3. Possible Resolutions to the Paradox
Many theories have been proposed to resolve the black hole information paradox, though none are universally accepted.
3.1 Information is Stored in the Radiation (Hawking's Concession)
One of the proposals is that the information is somehow encoded in the Hawking radiation itself, though in a highly scrambled and subtle form. Over time, as the black hole radiates away, the information leaks out, but in a way that is extremely difficult to reconstruct.
In the later years of his career, Hawking himself came around to the idea that information might indeed escape with the radiation. However, how this occurs remains a significant theoretical challenge because Hawking radiation, as initially proposed, is purely thermal and random, which should not carry specific information.
3.2 Black Hole Complementarity
Another proposal, known as black hole complementarity, suggests that there are two different perspectives, both of which are valid but cannot be combined. For an outside observer, the information is encoded in the Hawking radiation, while for someone falling into the black hole, the information remains intact inside. This idea suggests that both views are complementary, and the apparent loss of information is only an illusion due to the different perspectives of observers inside and outside the event horizon.
3.3 Holographic Principle
The holographic principle, derived from string theory and proposed by physicists like Gerard ’t Hooft and Leonard Susskind, offers another potential resolution. It posits that all the information about what falls into a black hole is stored not within the black hole but on its event horizon (the two-dimensional surface surrounding it). The idea is that a black hole’s three-dimensional volume can be described by information encoded on a two-dimensional surface, similar to a hologram.

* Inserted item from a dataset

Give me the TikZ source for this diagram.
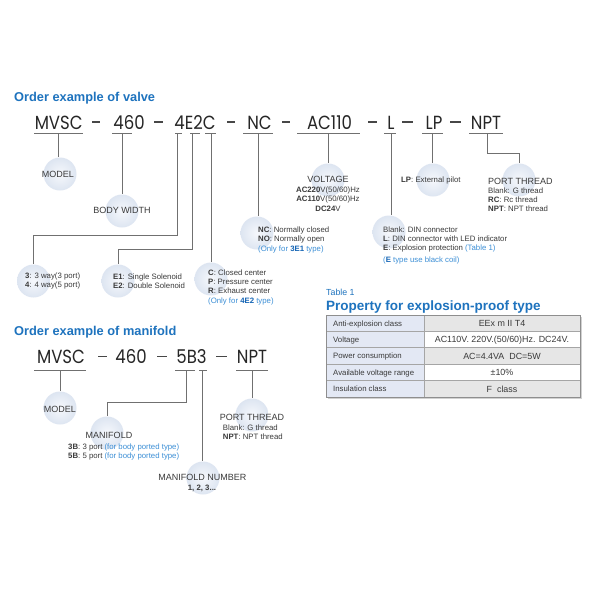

This principle could imply that information is never truly lost, as it remains encoded on the black hole’s surface, and when the black hole evaporates, the information is somehow preserved in the radiation or the horizon.
3.4 Firewall Hypothesis
Another proposed resolution is the firewall hypothesis, which suggests that instead of smoothly crossing the event horizon, anything approaching the event horizon would be incinerated by a “firewall” of high-energy particles. This would resolve the paradox by ensuring that information is not lost because nothing can truly enter the black hole. However, this idea is controversial because it conflicts with Einstein’s theory of general relativity, which predicts that an observer crossing the event horizon would not feel anything unusual.
4. Why It Matters
The black hole information paradox is not just an isolated issue in astrophysics; it touches on the deepest questions about the nature of reality. It represents a clash between the two fundamental theories of physics:
- Quantum mechanics, which governs the very small and insists on the preservation of information.
- General relativity, which describes the very large and predicts black holes that seem to destroy information.
Resolving this paradox could lead to a better understanding of quantum gravity—a theory that would unify quantum mechanics and general relativity and explain the behavior of space, time, and matter at the most fundamental level.
Conclusion
Stephen Hawking’s black hole paradox poses one of the most profound questions in modern physics: what happens to information when it falls into a black hole? The paradox remains unresolved, with various theories suggesting that information may be preserved in Hawking radiation, encoded on the black hole’s surface, or destroyed by a firewall. Whatever the ultimate solution, solving the black hole information paradox promises to deepen our understanding of the universe and the fundamental laws that govern it.